In case you didn’t notice it on social media, Chicago Mayor Lori Lightfoot has gotten into a bit of a spat with Texas Senator Ted Cruz. The subject is guns and gang violence, something that Ms. Lightfoot is finding to be a largely intractable problem in the Windy City, though some modest decreases in murders have been recorded in the past few months. Rather than sticking to Twitter to hash this out, the mayor landed herself an op-ed slot in the WaPo this week to stake out her case against Cruz.
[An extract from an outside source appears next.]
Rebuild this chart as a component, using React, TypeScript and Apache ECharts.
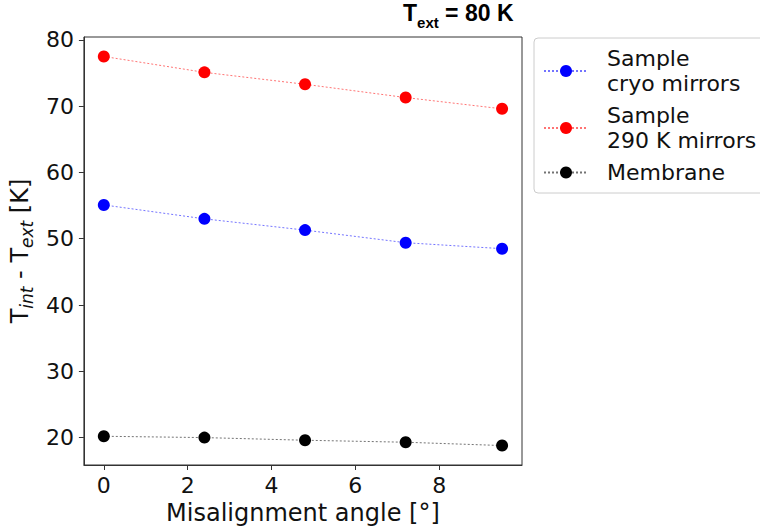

The mayor starts out well enough, quoting one of Cruz’s tweets about how she should focus more on locking up violent criminals and preventing convicts and felons from illegally obtaining firearms. In other words, enforce the laws we have on the books rather than dreaming up new restrictions to inflict upon the law-abiding. They both seem to agree on at least part of that position. But Lightfoot then goes a bit off the rails, claiming that the real problem isn’t Chicago. It’s Indiana.

Sixty percent of firearms owned or used illegally recovered in Chicago come from outside Illinois. These guns don’t recognize state lines or city boundaries. Cruz said the five U.S. cities with the highest murder rates “have had Democratic mayors for decades and aggressive gun control policies — none seems to be working.” He’s making my case for me: As long as people can drive from Illinois to Indiana and purchase a personal arsenal without a background check, Chicago’s gun laws will always be as weak as those of the closest permissive state.

The consequences of this situation are deadly. A gang member from Chicago bought at least seven illegal guns from someone in New Mexico. Two of those guns were used to commit homicides in the city, including the execution of a 9-year-old boy, Tyshawn Lee, in 2015. Tyshawn’s death was preventable.

Whew! Where to even start with this mess. First of all, if sixty percent of the illegally owned guns used in Chicago crimes come from outside the state, that means forty percent were obtained in Chicago/Illinois. That’s nearly half and it’s a lot, so I wouldn’t be bragging too much about that number.

Up next is her bizarre claim that people can go to Indiana and “purchase a personal arsenal without a background check.” I’m not sure if any of Mayor Lightfoot’s aides have mentioned this to her but background checks are federally mandated. Some states may add layers above and beyond the federal requirements, but Indiana requires background checks like every other state. Sadly, criminals frequently go to people without an FFL to obtain their illegal firearms for some strange reason. That’s kind of the point Cruz was making.

To support her case, Lightfoot cites the trial of Anthony Morgan, a Chicago gang member who purchased seven weapons in New Mexico, two of which (that we know of) were later used in gang murders in Chicago. What she fails to note is that Morgan was unable to legally purchase any weapons without a background check either. The man in New Mexico purchased them for him and shipped the guns to Illinois. It was a completely illegal straw purchase, so no new law would have prevented it. Ony enforcing the existing laws and stopping such purchases would have slowed down Morgan’s gang.

She then goes on to blame the federal government for “loopholes” in gun laws, again suggesting that disqualified people are buying weapons without a background check in a willy nilly fashion. She also tosses in complaints about how Republicans haven’t banned “assault weapons.” As has been repeatedly pointed out, the number of people killed each year by rifles of any kind, not just “assault rifles,” is less than the number of people who are beaten to death by someone using their bare hands. Gang members tend to eschew rifles, preferring something easier to conceal and dispose of. That’s why they almost always use handguns.

I commend Mayor Lightfoot for at least working on this problem and the reduction in homicides seen in Chicago this summer. But if she really wants to get into a debate on whether or not our current gun laws are being enforced and if new laws would make any difference, she needs to do better than this.